• **Problem details**: Leaving out every picture, retype the lines below from the top through the one that contains "M97.4,133.5v5 M131.5,133.5v5 M165.6,133.5v5".
<<<<
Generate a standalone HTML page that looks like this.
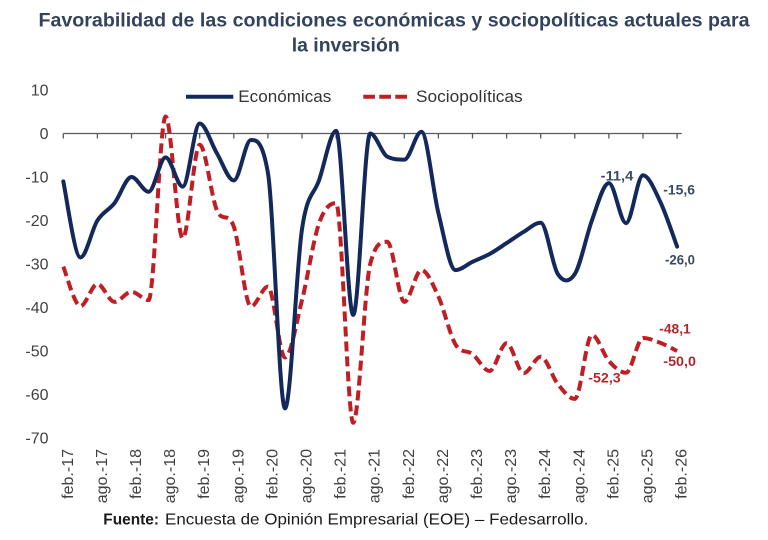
<!DOCTYPE html>
<html>
<head>
<meta charset="utf-8">
<style>
html,body{margin:0;padding:0;background:#ffffff;}
svg{display:block;}
</style>
</head>
<body>
<svg width="768" height="540" viewBox="0 0 768 540" xmlns="http://www.w3.org/2000/svg" font-family="'Liberation Sans', Arial, sans-serif">
<rect width="768" height="540" fill="#ffffff"/>

<!-- Title -->
<text x="38.5" y="26.7" font-size="19.5" font-weight="bold" fill="#33435c" textLength="711" lengthAdjust="spacingAndGlyphs">Favorabilidad de las condiciones económicas y sociopolíticas actuales para</text>
<text x="291.7" y="51.7" font-size="19.5" font-weight="bold" fill="#33435c" textLength="108" lengthAdjust="spacingAndGlyphs">la inversión</text>

<!-- Legend -->
<line x1="186" y1="96.7" x2="233.3" y2="96.7" stroke="#13295b" stroke-width="4"/>
<text x="238.3" y="102" font-size="16.5" fill="#333333" textLength="93" lengthAdjust="spacingAndGlyphs">Económicas</text>
<line x1="363.3" y1="96.7" x2="407" y2="96.7" stroke="#bf1e24" stroke-width="4" stroke-dasharray="11.7 4.3"/>
<text x="416" y="102" font-size="16.5" fill="#333333" textLength="106.7" lengthAdjust="spacingAndGlyphs">Sociopolíticas</text>

<!-- Y axis labels -->
<g font-size="16" fill="#404040" text-anchor="end">
<text x="48.5" y="95.7">10</text>
<text x="48.5" y="139.2">0</text>
<text x="48.5" y="182.7">-10</text>
<text x="48.5" y="226.2">-20</text>
<text x="48.5" y="269.7">-30</text>
<text x="48.5" y="313.2">-40</text>
<text x="48.5" y="356.7">-50</text>
<text x="48.5" y="400.2">-60</text>
<text x="48.5" y="443.7">-70</text>
</g>

<!-- X axis line and ticks -->
<line x1="63.3" y1="133.5" x2="681.7" y2="133.5" stroke="#595959" stroke-width="1.3"/>
<path d="M63.3,133.5v5 M97.4,133.5v5 M131.5,133.5v5 M165.6,133.5v5 M199.7,133.5v5 M233.8,133.5v5 M267.9,133.5v5 M302.0,133.5v5 M336.1,133.5v5 M370.2,133.5v5 M404.3,133.5v5 M438.4,133.5v5 M472.5,133.5v5 M506.6,133.5v5 M540.7,133.5v5 M574.8,133.5v5 M608.9,133.5v5 M643.0,133.5v5 M677.1,133.5v5" stroke="#595959" stroke-width="1.3" fill="none"/>

<!-- X axis labels -->
<g font-size="16" fill="#404040" text-anchor="end">
<text transform="translate(72.8,449) rotate(-90)">feb.-17</text>
<text transform="translate(106.9,449) rotate(-90)">ago.-17</text>
<text transform="translate(141.0,449) rotate(-90)">feb.-18</text>
<text transform="translate(175.1,449) rotate(-90)">ago.-18</text>
<text transform="translate(209.2,449) rotate(-90)">feb.-19</text>
<text transform="translate(243.3,449) rotate(-90)">ago.-19</text>
<text transform="translate(277.4,449) rotate(-90)">feb.-20</text>
<text transform="translate(311.5,449) rotate(-90)">ago.-20</text>
<text transform="translate(345.6,449) rotate(-90)">feb.-21</text>
<text transform="translate(379.7,449) rotate(-90)">ago.-21</text>
<text transform="translate(413.8,449) rotate(-90)">feb.-22</text>
<text transform="translate(447.9,449) rotate(-90)">ago.-22</text>
<text transform="translate(482.0,449) rotate(-90)">feb.-23</text>
<text transform="translate(516.1,449) rotate(-90)">ago.-23</text>
<text transform="translate(550.2,449) rotate(-90)">feb.-24</text>
<text transform="translate(584.3,449) rotate(-90)">ago.-24</text>
<text transform="translate(618.4,449) rotate(-90)">feb.-25</text>
<text transform="translate(652.5,449) rotate(-90)">ago.-25</text>
<text transform="translate(686.6,449) rotate(-90)">feb.-26</text>
</g>

<!-- Sociopolíticas series (red dashed) -->
<path d="M63.3,266.6 C66.1,273.2 74.7,306.2 80.4,306.2 C86.1,306.2 91.7,284.0 97.4,284.0 C103.1,284.0 108.8,301.9 114.5,301.9 C120.2,301.9 125.8,291.8 131.5,291.8 C137.2,291.8 142.9,300.1 148.6,300.1 C154.3,300.1 159.9,116.5 165.6,116.5 C171.3,116.5 177.0,238.3 182.7,238.3 C188.4,238.3 194.0,144.8 199.7,144.8 C205.4,144.8 211.1,196.4 216.8,210.1 C222.5,223.7 228.1,210.5 233.8,226.6 C239.5,242.7 245.2,306.6 250.9,306.6 C256.6,306.6 262.2,286.6 267.9,286.6 C273.6,286.6 279.3,357.5 285.0,357.5 C290.7,357.5 296.3,322.5 302.0,300.1 C307.7,277.7 313.4,239.3 319.1,223.1 C324.8,206.9 330.4,203.1 336.1,203.1 C341.8,203.1 347.5,422.8 353.2,422.8 C358.9,422.8 364.5,286.2 370.2,264.0 C375.9,241.8 381.6,241.8 387.3,241.8 C393.0,241.8 398.6,301.9 404.3,301.9 C410.0,301.9 415.7,270.1 421.4,270.1 C427.1,270.1 432.7,284.2 438.4,296.6 C444.1,309.0 449.8,334.9 455.5,344.5 C461.2,354.1 466.8,349.6 472.5,354.1 C478.2,358.5 483.9,371.0 489.6,371.0 C495.3,371.0 500.9,343.2 506.6,343.2 C512.3,343.2 518.0,373.2 523.7,373.2 C529.4,373.2 535.0,356.7 540.7,356.7 C546.4,356.7 552.1,377.0 557.8,384.1 C563.5,391.1 569.1,398.9 574.8,398.9 C580.5,398.9 586.2,334.9 591.9,334.9 C597.6,334.9 603.2,354.7 608.9,361.0 C614.6,367.3 620.3,372.8 626.0,372.8 C631.7,372.8 637.3,338.0 643.0,338.0 C648.7,338.0 654.4,340.6 660.1,342.7 C665.8,344.9 674.3,349.6 677.1,351.0" fill="none" stroke="#bf1e24" stroke-width="4" stroke-dasharray="10 5" stroke-linejoin="round"/>

<!-- Económicas series (navy solid) -->
<path d="M63.3,181.4 C66.1,194.0 74.7,257.5 80.4,257.5 C86.1,257.5 91.7,229.6 97.4,220.5 C103.1,211.4 108.8,210.4 114.5,203.1 C120.2,195.9 125.8,177.0 131.5,177.0 C137.2,177.0 142.9,191.8 148.6,191.8 C154.3,191.8 159.9,157.4 165.6,157.4 C171.3,157.4 177.0,186.6 182.7,186.6 C188.4,186.6 194.0,123.5 199.7,123.5 C205.4,123.5 211.1,143.6 216.8,153.1 C222.5,162.6 228.1,180.5 233.8,180.5 C239.5,180.5 245.2,140.0 250.9,140.0 C256.6,140.0 262.2,140.0 267.9,172.7 C273.6,205.3 279.3,408.4 285.0,408.4 C290.7,408.4 296.3,267.3 302.0,229.2 C307.7,191.1 313.4,196.4 319.1,180.1 C324.8,163.7 330.4,130.9 336.1,130.9 C341.8,130.9 347.5,314.9 353.2,314.9 C358.9,314.9 364.5,133.5 370.2,133.5 C375.9,133.5 381.6,153.5 387.3,156.6 C393.0,159.6 398.6,159.6 404.3,159.6 C410.0,159.6 415.7,131.8 421.4,131.8 C427.1,131.8 432.7,190.1 438.4,213.1 C444.1,236.2 449.8,270.1 455.5,270.1 C461.2,270.1 466.8,264.5 472.5,261.8 C478.2,259.2 483.9,257.1 489.6,254.0 C495.3,250.9 500.9,246.8 506.6,243.1 C512.3,239.4 518.0,235.2 523.7,231.8 C529.4,228.4 535.0,222.7 540.7,222.7 C546.4,222.7 552.1,265.3 557.8,274.0 C563.5,282.7 569.1,282.7 574.8,274.0 C580.5,265.3 586.2,236.2 591.9,220.5 C597.6,204.8 603.2,183.1 608.9,183.1 C614.6,183.1 620.3,223.1 626.0,223.1 C631.7,223.1 637.3,175.3 643.0,175.3 C648.7,175.3 654.4,189.5 660.1,201.4 C665.8,213.3 674.3,239.1 677.1,246.6" fill="none" stroke="#13295b" stroke-width="4" stroke-linejoin="round" stroke-linecap="round"/>

<!-- Data labels -->
<g font-size="14" font-weight="bold" fill="#3b4a63">
<text x="600.7" y="180.5" textLength="32.6" lengthAdjust="spacingAndGlyphs">-11,4</text>
<text x="663.3" y="194.5" textLength="31.7" lengthAdjust="spacingAndGlyphs">-15,6</text>
<text x="665" y="264.5" textLength="30" lengthAdjust="spacingAndGlyphs">-26,0</text>
</g>
<g font-size="14" font-weight="bold" fill="#b0282e">
<text x="659.3" y="333.5" textLength="31.4" lengthAdjust="spacingAndGlyphs">-48,1</text>
<text x="663.3" y="366" textLength="32.7" lengthAdjust="spacingAndGlyphs">-50,0</text>
<text x="588.3" y="382.7" textLength="32.4" lengthAdjust="spacingAndGlyphs">-52,3</text>
</g>

<!-- Footer -->
<text x="103.3" y="524.3" font-size="16" font-weight="bold" fill="#1a1a1a" textLength="55.7" lengthAdjust="spacingAndGlyphs">Fuente:</text>
<text x="165" y="524.3" font-size="16" fill="#1a1a1a" textLength="423.3" lengthAdjust="spacingAndGlyphs">Encuesta de Opinión Empresarial (EOE) – Fedesarrollo.</text>
</svg>
</body>
</html>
>>>>
• **Written answer**:
Generate a standalone HTML page that looks like this.
<!DOCTYPE html>
<html>
<head>
<meta charset="utf-8">
<style>
html,body{margin:0;padding:0;background:#ffffff;}
svg{display:block;}
</style>
</head>
<body>
<svg width="768" height="540" viewBox="0 0 768 540" xmlns="http://www.w3.org/2000/svg" font-family="'Liberation Sans', Arial, sans-serif">
<rect width="768" height="540" fill="#ffffff"/>

<!-- Title -->
<text x="38.5" y="26.7" font-size="19.5" font-weight="bold" fill="#33435c" textLength="711" lengthAdjust="spacingAndGlyphs">Favorabilidad de las condiciones económicas y sociopolíticas actuales para</text>
<text x="291.7" y="51.7" font-size="19.5" font-weight="bold" fill="#33435c" textLength="108" lengthAdjust="spacingAndGlyphs">la inversión</text>

<!-- Legend -->
<line x1="186" y1="96.7" x2="233.3" y2="96.7" stroke="#13295b" stroke-width="4"/>
<text x="238.3" y="102" font-size="16.5" fill="#333333" textLength="93" lengthAdjust="spacingAndGlyphs">Económicas</text>
<line x1="363.3" y1="96.7" x2="407" y2="96.7" stroke="#bf1e24" stroke-width="4" stroke-dasharray="11.7 4.3"/>
<text x="416" y="102" font-size="16.5" fill="#333333" textLength="106.7" lengthAdjust="spacingAndGlyphs">Sociopolíticas</text>

<!-- Y axis labels -->
<g font-size="16" fill="#404040" text-anchor="end">
<text x="48.5" y="95.7">10</text>
<text x="48.5" y="139.2">0</text>
<text x="48.5" y="182.7">-10</text>
<text x="48.5" y="226.2">-20</text>
<text x="48.5" y="269.7">-30</text>
<text x="48.5" y="313.2">-40</text>
<text x="48.5" y="356.7">-50</text>
<text x="48.5" y="400.2">-60</text>
<text x="48.5" y="443.7">-70</text>
</g>

<!-- X axis line and ticks -->
<line x1="63.3" y1="133.5" x2="681.7" y2="133.5" stroke="#595959" stroke-width="1.3"/>
<path d="M63.3,133.5v5 M97.4,133.5v5 M131.5,133.5v5 M165.6,133.5v5 M199.7,133.5v5 M233.8,133.5v5 M267.9,133.5v5 M302.0,133.5v5 M336.1,133.5v5 M370.2,133.5v5 M404.3,133.5v5 M438.4,133.5v5 M472.5,133.5v5 M506.6,133.5v5 M540.7,133.5v5 M574.8,133.5v5 M608.9,133.5v5 M643.0,133.5v5 M677.1,133.5v5" stroke="#595959" stroke-width="1.3" fill="none"/>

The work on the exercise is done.